As the capital of the country, it is only fitting that Bratislava’s vineyards also made the city the first significant viticultural and wine-making town in what is now Slovakia. However, the commercial prosperity of the modern city, and pressure from developers, has meant the acreage of vineyards in Bratislava has decreased over the years.
Bratislava and its surroundings belong to the Small Carpathian wine-growing area and the region’s changing terrains mean that each of its wine-growing districts is known for a different variety. In Rača it is Blaufränkisch or Frankovka modrá; in Vajnory it is the white Leanka; and Devín is best known for its currant wine, according to Pátková.
Frankovka has a royal seal of approval, bestowed by Empress Maria Theresa in 1767. She was reputedly enchanted by its taste and quality and deemed it suitable to be served at the imperial table. Two centuries later, scientists were able to give her opinion some additional credence when they discovered resveratrol, an ingredient believed to have benefits to the heart, in Frankovka.

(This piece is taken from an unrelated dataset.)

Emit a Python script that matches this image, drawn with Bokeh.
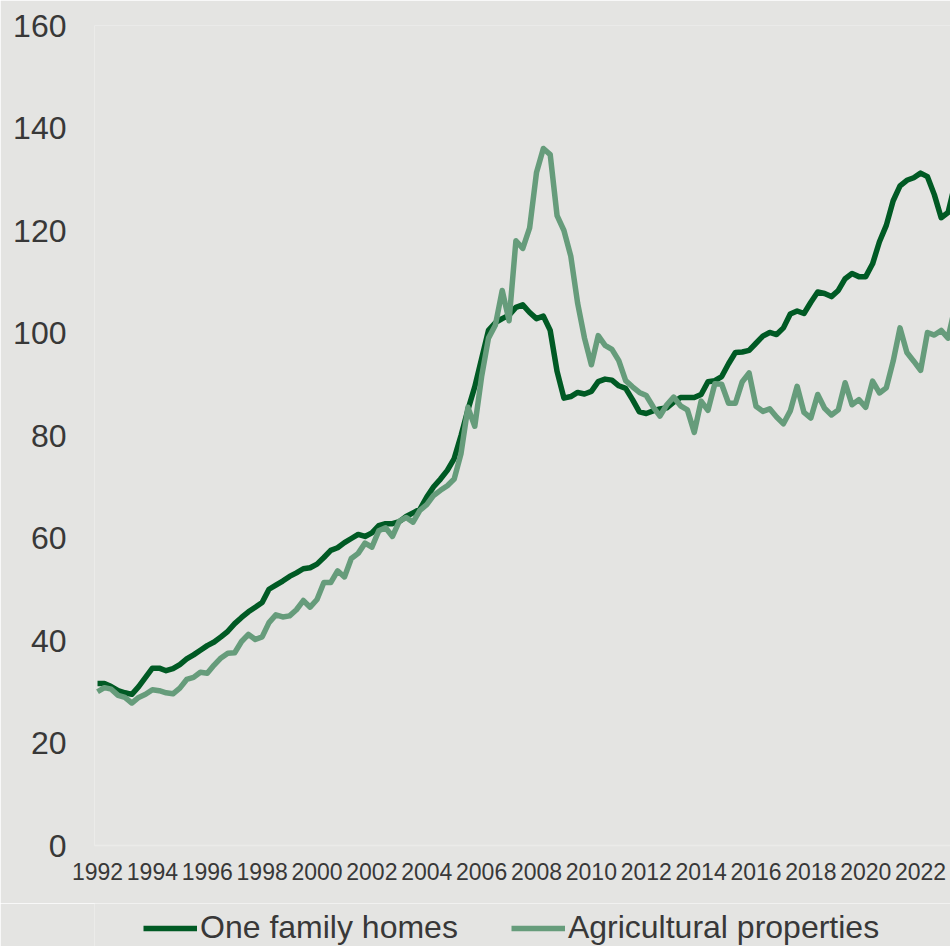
from bokeh.plotting import figure
from bokeh.layouts import column
from bokeh.models import ColumnDataSource, FixedTicker, Legend, LegendItem, Range1d
from bokeh.embed import file_html
from bokeh.resources import INLINE

# ---- data (quarterly, starting 1992 Q1) ----
start_year = 1992
one_family_homes = [
    31.6, 31.6, 31.0, 30.2, 29.8, 29.5, 31.0, 32.8, 34.6, 34.6, 34.1, 34.5,
    35.3, 36.4, 37.2, 38.1, 39.0, 39.7, 40.7, 41.8, 43.3, 44.5, 45.6, 46.5,
    47.4, 50.0, 50.8, 51.6, 52.5, 53.2, 54.0, 54.2, 54.9, 56.2, 57.6, 58.1,
    59.1, 59.9, 60.7, 60.3, 61.0, 62.4, 62.8, 62.8, 63.2, 64.2, 64.9, 65.6,
    68.0, 70.0, 71.5, 73.2, 75.5, 80.0, 85.0, 89.5, 95.0, 100.5, 102.0, 102.8,
    103.5, 105.0, 105.5, 104.0, 102.8, 103.3, 100.5, 92.5, 87.3, 87.6, 88.4, 88.1,
    88.6, 90.5, 91.0, 90.8, 89.7, 89.2, 87.0, 84.6, 84.3, 84.8, 85.2, 85.4,
    86.5, 87.4, 87.4, 87.4, 88.0, 90.5, 90.7, 91.5, 94.0, 96.2, 96.3, 96.6,
    98.0, 99.4, 100.1, 99.7, 101.0, 103.7, 104.3, 103.8, 106.0, 108.0, 107.7, 107.1,
    108.3, 110.6, 111.6, 111.0, 111.0, 113.5, 117.8, 121.0, 125.8, 128.7, 129.8, 130.3,
    131.2, 130.5, 127.0, 122.5, 123.5, 129.0,
]
agricultural_properties = [
    30.0, 30.8, 30.5, 29.3, 28.9, 27.8, 28.9, 29.5, 30.4, 30.2, 29.8, 29.6,
    30.7, 32.4, 32.8, 33.8, 33.6, 35.2, 36.6, 37.5, 37.6, 39.8, 41.2, 40.2,
    40.7, 43.5, 45.0, 44.6, 44.8, 46.0, 47.8, 46.5, 48.0, 51.3, 51.3, 53.6,
    52.4, 56.0, 57.0, 59.0, 58.2, 61.4, 62.0, 60.3, 63.3, 64.0, 63.1, 65.4,
    66.5, 68.3, 69.3, 70.2, 71.5, 76.5, 85.5, 81.8, 91.5, 99.0, 101.5, 108.3,
    102.4, 118.0, 116.5, 120.5, 131.3, 136.0, 134.8, 122.9, 120.0, 115.0, 105.8, 99.0,
    93.8, 99.5, 97.6, 96.8, 94.6, 90.7, 89.5, 88.4, 87.8, 85.6, 83.8, 86.0,
    87.5, 85.8, 85.0, 80.6, 86.7, 84.9, 90.1, 90.0, 86.3, 86.3, 90.5, 92.2,
    85.7, 84.7, 85.2, 83.6, 82.3, 84.8, 89.6, 84.5, 83.4, 88.0, 85.3, 84.0,
    85.0, 90.3, 86.0, 87.0, 85.5, 90.6, 88.3, 89.3, 94.5, 101.0, 96.2, 94.5,
    92.7, 100.1, 99.6, 100.5, 99.0, 105.0,
]
tick_years = list(range(1992, 2023, 2))
y_ticks = [0, 20, 40, 60, 80, 100, 120, 140, 160]
series_names = ["One family homes", "Agricultural properties"]

period = [start_year + i / 4 for i in range(len(one_family_homes))]
src = ColumnDataSource(dict(x=period, homes=one_family_homes, agri=agricultural_properties))

BG = "#e4e4e2"
DARK = "#005a24"
LIGHT = "#669c7b"
TXT = "#383838"
LW = 5.5

p = figure(width=950, height=903, output_backend="svg", toolbar_location=None,
           x_range=Range1d(1991.89, 2023.09), y_range=Range1d(0, 160),
           min_border_left=94, min_border_right=0, min_border_top=25, min_border_bottom=58,
           background_fill_color=BG, border_fill_color=BG, outline_line_color=None)

p.xgrid.visible = False
p.ygrid.visible = False

p.line("x", "homes", source=src, line_color=DARK, line_width=LW, line_join="round")
p.line("x", "agri", source=src, line_color=LIGHT, line_width=LW, line_join="round")

# y axis
p.yaxis.ticker = FixedTicker(ticks=y_ticks)
p.yaxis.axis_line_color = None
p.yaxis.major_tick_line_color = None
p.yaxis.minor_tick_line_color = None
p.yaxis.major_tick_out = 0
p.yaxis.major_tick_in = 0
p.yaxis.major_label_standoff = 28
p.yaxis.major_label_text_font = "Liberation Sans"
p.yaxis.major_label_text_font_size = "32px"
p.yaxis.major_label_text_color = TXT

# x axis
p.xaxis.ticker = FixedTicker(ticks=tick_years)
p.xaxis.axis_line_color = "#ebebe9"
p.xaxis.axis_line_width = 1.5
p.xaxis.major_tick_line_color = None
p.xaxis.minor_tick_line_color = None
p.xaxis.major_tick_out = 0
p.xaxis.major_tick_in = 0
p.xaxis.major_label_standoff = 17
p.xaxis.major_label_text_font = "Liberation Sans"
p.xaxis.major_label_text_font_size = "23px"
p.xaxis.major_label_text_color = TXT

# legend strip (separate figure directly below; its one-point lines draw nothing)
leg_src = ColumnDataSource(dict(x=period[:1], homes=one_family_homes[:1],
                                agri=agricultural_properties[:1]))
p2 = figure(width=950, height=43, output_backend="svg", toolbar_location=None,
            x_axis_type=None, y_axis_type=None,
            x_range=Range1d(0, 1), y_range=Range1d(0, 1), min_border=0,
            background_fill_color=BG, border_fill_color=BG, outline_line_color=None)
p2.xgrid.visible = False
p2.ygrid.visible = False
l1 = p2.line("x", "homes", source=leg_src, line_color=DARK, line_width=LW)
l2 = p2.line("x", "agri", source=leg_src, line_color=LIGHT, line_width=LW)
legend = Legend(items=[LegendItem(label=series_names[0], renderers=[l1]),
                       LegendItem(label=series_names[1], renderers=[l2])],
                orientation="horizontal", location=(49, 0),
                background_fill_alpha=0, border_line_color=None,
                padding=0, margin=0, spacing=53, label_standoff=3,
                glyph_width=54, glyph_height=34, label_height=34,
                label_text_font="Liberation Sans", label_text_font_size="32px",
                label_text_color=TXT)
p2.add_layout(legend, "center")

layout = column(p, p2, spacing=0)
open("out.html", "w").write(file_html(layout, INLINE))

According to Pátková, the sunny location of the vineyards in Rača accounts for the quality of Frankovka, a belief echoed by Miloš Máťuš, a grape grower and wine maker from the region, who added that the area also enjoys specific soil conditions. Máťuš, who is also one of the organisers of the annual festival of Frankovka in Bratislava, describes Frankovka modrá wine as soft, full of concentrated bouquets of fruit and berries, with a harmonic and round taste.
Many Slovak wine experts insist that wine should be tasted where it is produced, and a lot of wine makers have thrown open their cellars to allow visitors the opportunity to do just that. Numerous ancient cellars or brand new premises are open throughout the year, many clustered along the so-called “wine roads” that snake the country.
The Small Carpathian Wine Route (MVC) is the oldest example in Slovakia and it hosts several popular events through the year, including the annual autumn Day of Open Wine Cellars and the annual spring St Urban’s Day of Open Cellars. On both occasions, many of the top wine producers open up for visitors to taste young and vintage wines. Meanwhile, the Slovak National Collection of Wine in Pezinok offers a collection of the 100 best wines from Slovakia to taste or buy year-round.
From June 2013, it will also be possible to sample a wide selection of Slovak wines at the Museum of Viticulture in Apponyi’s Palace on Bratislava’s Main Square, which will house a branch of the Slovak National Collection of Wine.